Laura OLPH's husband, Professor Jack, is (I think it fair to say; I had to look up the word to be sure) a fountain pen aficionado. I like rolling writers, but I wouldn't say that I care enough about them to know one from another. But it has come to me that I am fussy about computer keyboards. On the super-geeky-Linux-computer that I use for real writing and processor-intensive work, I have a Unicomp keyboard (the Ultra Classic White USB Buckling Spring), and, to the computer I use at work, I've attached an Epson-branded IBM Model M with the buckling-spring action, that I got at a garage sale back before the world went completely mad. (You can decide exactly when that was; I've had the keyboard for well over a decade.)

That old keyboard has the big 5-pin DIN connector, that doesn't connect to anything anymore. I have a DIN-to-PS2 adapter there, and then a PS2-to-USB connector after that (I had to get a standards-compliant one; the cheap one that comes with some keyboards doesn't provide the right kind of power, or something). The keyboard is loud; I had to put it on a towel to mute the noise in order to reduce the complaints of my neighbors. But I'm much faster and more accurate on it than I am on most keyboards (especially these combinations of jokes and excrescences that are laptop keyboards, on which I'm typing this now, and which is resisting me at every turn. How do you write BOOKS on these, Professor Jack?). Typing on the membrane keyboards provided at work hurts my hands, and feels klutzy. I've decided that the use of this keyboard is a "reasonable accommodation", within the meaning of the ADA.

The age of the work keyboard is probably a non-trivial percentage of my own age, and it was beginning to show it. I decided to bring it home and clean the key caps. The caps pop off. I soaked 'em in some hot water and detergent, and they're substantially less grimy. But beneath the key action, the plate below looked a bit scary. I pried off the plastic undercaps, and got to this:

Much of that scriminess was caked in and wouldn't just blow out with the compressed-air can, but the judicial application of alcohol on a rag and elbow grease got much of it. Some had to be chopped out with a screwdriver.

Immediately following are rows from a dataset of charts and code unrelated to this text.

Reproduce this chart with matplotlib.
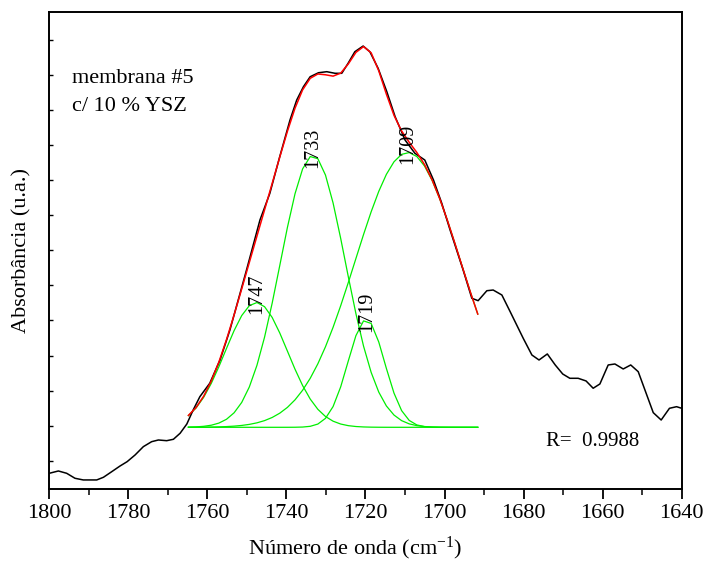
import numpy as np
import matplotlib
matplotlib.use("Agg")
import matplotlib.pyplot as plt
from matplotlib.ticker import MultipleLocator

plt.rcParams['font.family'] = ['Liberation Serif', 'DejaVu Serif']
plt.rcParams['mathtext.fontset'] = 'custom'
plt.rcParams['mathtext.rm'] = 'Liberation Serif'
plt.rcParams['mathtext.it'] = 'Liberation Serif:italic'

# measured spectrum
wavenumber = [1800.0, 1797.7, 1795.6, 1793.5, 1791.4, 1788.0, 1786.3, 1784.2, 1782.1, 1780.3,
              1778.3, 1776.2, 1774.1, 1772.4, 1770.3, 1768.6, 1766.9, 1765.2, 1763.6, 1761.9,
              1759.4, 1756.8, 1754.3, 1750.1, 1746.7, 1744.2, 1741.7, 1739.1, 1737.4, 1735.7,
              1734.0, 1731.9, 1729.8, 1727.7, 1726.0, 1724.4, 1722.7, 1720.6, 1718.9, 1716.8,
              1714.6, 1712.5, 1710.0, 1707.5, 1705.0, 1702.8, 1700.7, 1698.6, 1695.3, 1693.1,
              1691.5, 1689.3, 1687.7, 1685.5, 1683.4, 1680.1, 1677.9, 1676.1, 1674.0, 1672.0,
              1670.1, 1668.3, 1666.2, 1664.2, 1662.4, 1660.7, 1658.6, 1656.9, 1654.8, 1652.9,
              1651.0, 1647.2, 1645.2, 1643.1, 1641.3, 1640.0]
absorbance = [0.282, 0.2853, 0.282, 0.2749, 0.2725, 0.2725, 0.2763, 0.2843, 0.2924, 0.2986,
              0.3081, 0.3200, 0.3271, 0.3295, 0.3285, 0.3305, 0.3391, 0.3523, 0.3723, 0.3913,
              0.4104, 0.4436, 0.4864, 0.5720, 0.6433, 0.6813, 0.7335, 0.7859, 0.8144, 0.8334,
              0.8476, 0.8533, 0.8548, 0.8525, 0.8525, 0.8668, 0.8833, 0.8914, 0.8833, 0.8596,
              0.8262, 0.7906, 0.7574, 0.7384, 0.7288, 0.7003, 0.6671, 0.6290, 0.5720, 0.5316,
              0.5282, 0.5424, 0.5434, 0.5363, 0.5125, 0.4746, 0.4507, 0.4436, 0.4522, 0.4365,
              0.4236, 0.4175, 0.4175, 0.4137, 0.4033, 0.4094, 0.4365, 0.4379, 0.4308, 0.4365,
              0.4269, 0.3685, 0.3580, 0.3747, 0.3770, 0.3747]

# fitted gaussian components (centre, height above baseline, FWHM)
peak_labels = ["1747", "1733", "1719", "1709"]
peak_centers = [1747.6, 1733.3, 1719.8, 1709.3]
peak_heights = [0.1780, 0.3875, 0.1535, 0.3920]
peak_fwhm = [18.6, 19.4, 10.9, 31.3]
fit_baseline = 0.3476
fit_start, fit_end, fit_points = 1764.8, 1691.6, 39
r_text = "R=  0.9988"

x_fit = np.linspace(fit_start, fit_end, fit_points)
components = []
for c, h, w in zip(peak_centers, peak_heights, peak_fwhm):
    s = w / (2 * np.sqrt(2 * np.log(2)))
    components.append(h * np.exp(-0.5 * ((x_fit - c) / s) ** 2))
fit_total = fit_baseline + np.sum(components, axis=0)

fig = plt.figure(figsize=(7.06, 5.62), dpi=100)
ax = fig.add_axes([0.0698, 0.1299, 0.8958, 0.8482])

for comp in components:
    ax.plot(x_fit, fit_baseline + comp, color='#00ee00', lw=0.9)
ax.plot(wavenumber, absorbance, color='black', lw=1.1)
ax.plot(x_fit, fit_total, color='red', lw=1.1)

for lab, c, h in zip(peak_labels, peak_centers, peak_heights):
    ax.text(c, fit_baseline + h - 0.017, lab, rotation=90, ha='center', va='bottom',
            fontsize=14.5)

ax.text(1794.2, 0.8387, "membrana #5", fontsize=16, va='baseline', ha='left')
ax.text(1794.2, 0.7987, "c/ 10 % YSZ", fontsize=16, va='baseline', ha='left')
ax.text(1674.3, 0.3214, r_text, fontsize=15, va='baseline', ha='left')

ax.set_xlim(1800, 1640)
ax.set_ylim(0.2596, 0.9395)
ax.xaxis.set_major_locator(MultipleLocator(20))
ax.xaxis.set_minor_locator(MultipleLocator(10))
ax.yaxis.set_major_locator(MultipleLocator(0.05))
ax.tick_params(axis='x', which='major', direction='out', length=7, width=1.3,
               labelsize=16, pad=4, top=False)
ax.tick_params(axis='x', which='minor', direction='out', length=4, width=1.1, top=False)
ax.tick_params(axis='y', which='major', direction='in', length=3, width=1.0,
               labelleft=False, right=False)
for sp in ax.spines.values():
    sp.set_linewidth(1.4)

ax.set_xlabel("Número de onda (cm$^{\\mathregular{-1}}$)", fontsize=16, labelpad=8, x=0.483)
ax.set_ylabel("Absorbância (u.a.)", fontsize=16, labelpad=13)

fig.savefig("out.png", dpi=100)
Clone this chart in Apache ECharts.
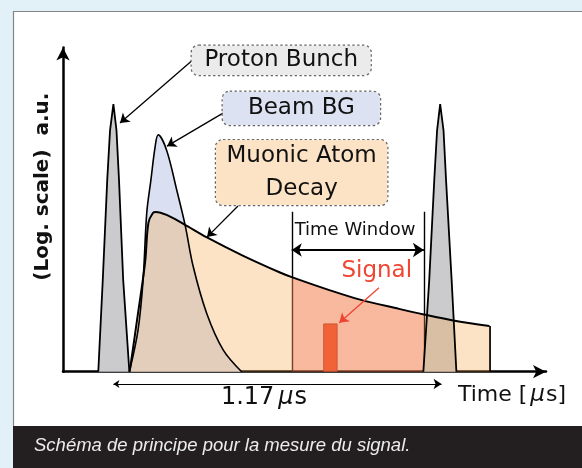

Into each of those white cylinders in the key centers goes a tiny spring, under the white undercap. I lost one and one broke, but the rest are back in place (I've sacrificed two of the F1-12 keys in the top row, for the time being).

The springs are available for about 10¢ each... but you have to buy 'em in lots of 100. Even with that and shipping, it's much cheaper than buying a new-old clicky-spring keyboard (and now I'll have supplies for the next time I do this... which, if I keep to my current schedule, will be a couple of years after I retire). I expect the cavalry to arrive with new supplies before the New Year.

(You take pictures of the keyboard as you're taking the key caps off to make sure you get 'em back on in the proper places. The one thing I flunked in high school was Personal Typing, in which class we had typewriters - yes, manual typewriters - with no labels on the keys. Typing speed was a function of words-per-minute minus a factor for errors, and I regularly got typing speeds in the negative range. [Time and experience have greatly improved my accuracy.] I would not like to have to depend on my memory to restore the key caps to their proper places.)

(Oh, and I've been checking my progress typing on this benighted plague of a laptop keyboard; I'd say I got an average of four errors per paragraph that I had to go back and fix; there were five in this sentence alone. I assure you; I'm much more accurate and speedy on a real damn keyboard.)